Children growing up today may never know the joy of getting lost in a library, or arguing over an answer, or learning through failure. They might never feel the satisfaction of figuring something out on their own, without being told by a device in seconds.
The Disappearing Skill of Thinking
What happens when we stop thinking for ourselves? When we let algorithms suggest what to watch, read, buy, or believe?We are raising generations who can access infinite information, but are losing the ability to filter, reflect, and question.
Knowing is not the same as understanding.

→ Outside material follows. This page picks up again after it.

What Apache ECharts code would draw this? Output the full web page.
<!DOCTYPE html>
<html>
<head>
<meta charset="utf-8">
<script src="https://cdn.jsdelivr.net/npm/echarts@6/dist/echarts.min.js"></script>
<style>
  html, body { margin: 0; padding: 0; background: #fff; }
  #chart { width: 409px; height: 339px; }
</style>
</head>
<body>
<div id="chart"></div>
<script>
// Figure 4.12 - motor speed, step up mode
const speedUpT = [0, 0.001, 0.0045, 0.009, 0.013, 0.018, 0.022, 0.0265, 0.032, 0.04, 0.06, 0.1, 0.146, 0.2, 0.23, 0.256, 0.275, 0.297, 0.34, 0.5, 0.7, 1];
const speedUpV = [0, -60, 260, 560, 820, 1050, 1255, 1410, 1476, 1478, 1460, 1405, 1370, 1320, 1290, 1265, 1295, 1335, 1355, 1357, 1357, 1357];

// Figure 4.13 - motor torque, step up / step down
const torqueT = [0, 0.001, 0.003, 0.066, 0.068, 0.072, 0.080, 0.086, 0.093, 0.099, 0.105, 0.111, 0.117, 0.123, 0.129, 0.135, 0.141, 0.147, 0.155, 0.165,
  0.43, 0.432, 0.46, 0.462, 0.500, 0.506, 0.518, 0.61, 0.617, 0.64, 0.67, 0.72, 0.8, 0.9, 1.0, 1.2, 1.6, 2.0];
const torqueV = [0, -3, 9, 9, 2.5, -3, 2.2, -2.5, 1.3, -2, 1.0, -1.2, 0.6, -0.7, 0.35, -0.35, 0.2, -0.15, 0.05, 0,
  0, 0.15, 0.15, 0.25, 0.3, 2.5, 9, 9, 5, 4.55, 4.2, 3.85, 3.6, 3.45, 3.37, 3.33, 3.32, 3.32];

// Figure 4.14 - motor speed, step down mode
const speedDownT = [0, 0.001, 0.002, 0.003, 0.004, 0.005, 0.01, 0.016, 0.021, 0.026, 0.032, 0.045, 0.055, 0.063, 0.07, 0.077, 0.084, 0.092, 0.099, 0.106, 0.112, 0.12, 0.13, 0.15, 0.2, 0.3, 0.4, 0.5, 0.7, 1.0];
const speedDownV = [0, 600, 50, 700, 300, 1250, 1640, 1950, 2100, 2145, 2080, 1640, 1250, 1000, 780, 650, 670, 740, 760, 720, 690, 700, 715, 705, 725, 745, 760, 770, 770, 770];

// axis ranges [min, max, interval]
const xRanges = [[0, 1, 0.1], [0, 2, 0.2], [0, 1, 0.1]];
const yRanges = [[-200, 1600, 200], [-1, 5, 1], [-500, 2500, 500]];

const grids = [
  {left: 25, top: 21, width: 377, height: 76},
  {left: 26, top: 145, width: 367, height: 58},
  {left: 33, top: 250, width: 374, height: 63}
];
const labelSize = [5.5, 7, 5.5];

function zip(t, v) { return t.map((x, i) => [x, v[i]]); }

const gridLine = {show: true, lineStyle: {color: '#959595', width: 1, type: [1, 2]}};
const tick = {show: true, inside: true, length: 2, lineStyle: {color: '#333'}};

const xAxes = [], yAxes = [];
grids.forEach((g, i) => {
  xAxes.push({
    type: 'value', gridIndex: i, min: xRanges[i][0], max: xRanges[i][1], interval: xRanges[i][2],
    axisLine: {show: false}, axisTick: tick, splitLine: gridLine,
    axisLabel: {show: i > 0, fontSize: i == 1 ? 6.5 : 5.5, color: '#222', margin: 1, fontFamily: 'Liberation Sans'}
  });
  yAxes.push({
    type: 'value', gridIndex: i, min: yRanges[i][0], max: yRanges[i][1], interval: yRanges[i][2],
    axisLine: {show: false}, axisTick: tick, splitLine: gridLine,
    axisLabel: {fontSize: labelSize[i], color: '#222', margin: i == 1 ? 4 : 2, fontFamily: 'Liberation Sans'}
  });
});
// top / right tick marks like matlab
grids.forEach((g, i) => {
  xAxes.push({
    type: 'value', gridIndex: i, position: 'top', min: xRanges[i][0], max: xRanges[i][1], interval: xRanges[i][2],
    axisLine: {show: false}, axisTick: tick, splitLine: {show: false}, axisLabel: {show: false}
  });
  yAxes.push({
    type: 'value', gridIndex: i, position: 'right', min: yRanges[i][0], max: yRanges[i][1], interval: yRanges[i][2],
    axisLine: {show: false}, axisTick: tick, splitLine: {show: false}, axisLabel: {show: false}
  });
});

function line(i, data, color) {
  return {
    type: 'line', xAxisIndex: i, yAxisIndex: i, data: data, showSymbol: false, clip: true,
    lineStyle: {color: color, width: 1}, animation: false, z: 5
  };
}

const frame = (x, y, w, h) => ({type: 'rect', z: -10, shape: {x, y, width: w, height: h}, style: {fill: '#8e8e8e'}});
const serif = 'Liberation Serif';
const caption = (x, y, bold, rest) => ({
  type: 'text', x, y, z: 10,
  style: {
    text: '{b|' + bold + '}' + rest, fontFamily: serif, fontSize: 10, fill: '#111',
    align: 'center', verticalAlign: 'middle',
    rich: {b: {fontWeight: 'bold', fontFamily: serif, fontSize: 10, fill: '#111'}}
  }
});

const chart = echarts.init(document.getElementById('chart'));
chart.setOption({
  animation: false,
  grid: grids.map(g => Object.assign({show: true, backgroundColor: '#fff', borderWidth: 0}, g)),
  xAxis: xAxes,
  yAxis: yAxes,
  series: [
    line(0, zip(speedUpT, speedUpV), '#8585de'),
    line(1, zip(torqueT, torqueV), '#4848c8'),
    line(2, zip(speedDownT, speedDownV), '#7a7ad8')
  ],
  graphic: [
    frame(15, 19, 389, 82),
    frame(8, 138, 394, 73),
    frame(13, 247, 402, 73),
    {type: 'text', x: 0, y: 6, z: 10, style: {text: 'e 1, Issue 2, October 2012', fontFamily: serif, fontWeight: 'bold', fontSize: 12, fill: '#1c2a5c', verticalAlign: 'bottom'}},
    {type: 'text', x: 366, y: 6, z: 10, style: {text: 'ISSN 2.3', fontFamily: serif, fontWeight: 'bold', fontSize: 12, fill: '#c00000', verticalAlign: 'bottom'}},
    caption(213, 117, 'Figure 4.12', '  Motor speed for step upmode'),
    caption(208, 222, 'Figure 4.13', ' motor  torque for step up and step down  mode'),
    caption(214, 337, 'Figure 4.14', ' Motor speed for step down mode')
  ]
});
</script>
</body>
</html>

And wisdom, the kind that grows from trial, error, silence, and slowness cannot be Googled. Worse still, we see adults falling into the same trap. Scrolling endlessly, drawn into rabbit holes of irrelevant content, news that enrages but doesn’t inform, or videos that amuse but numb the brain. How do we even begin to pause this cycle?
Teaching Life Beyond the Screen
So, what can we do?
Talk to children about what they watch, how they use AI, and why too much of it dulls their own ability to imagine.
Ask questions instead of giving lectures.
If we don’t want kids hooked on phones, we need to put ours down too.
Read a book, cook a new recipe, get lost on a walk, let them see the joy in uncurated experiences.
Even an hour a day without phones, during meals, playtime, or bedtime can help reconnect with real thoughts and real people.
Life Without Instant Answers
There was a time we didn’t know everything. And that not-knowing, the wondering, exploring, and imagining made us human.
In a world where competitive AIs might become faster than our thoughts, our real challenge is to protect our ability to think, feel, and grow without them. Technology should serve us, not replace our spirit.
The goal isn’t to ban mobiles. It’s to teach the wisdom to choose when to and when not to use them.
Because the most important things in life compassion, creativity, resilience aren’t found on a screen. They’re found within us, and around us, when we choose to look up.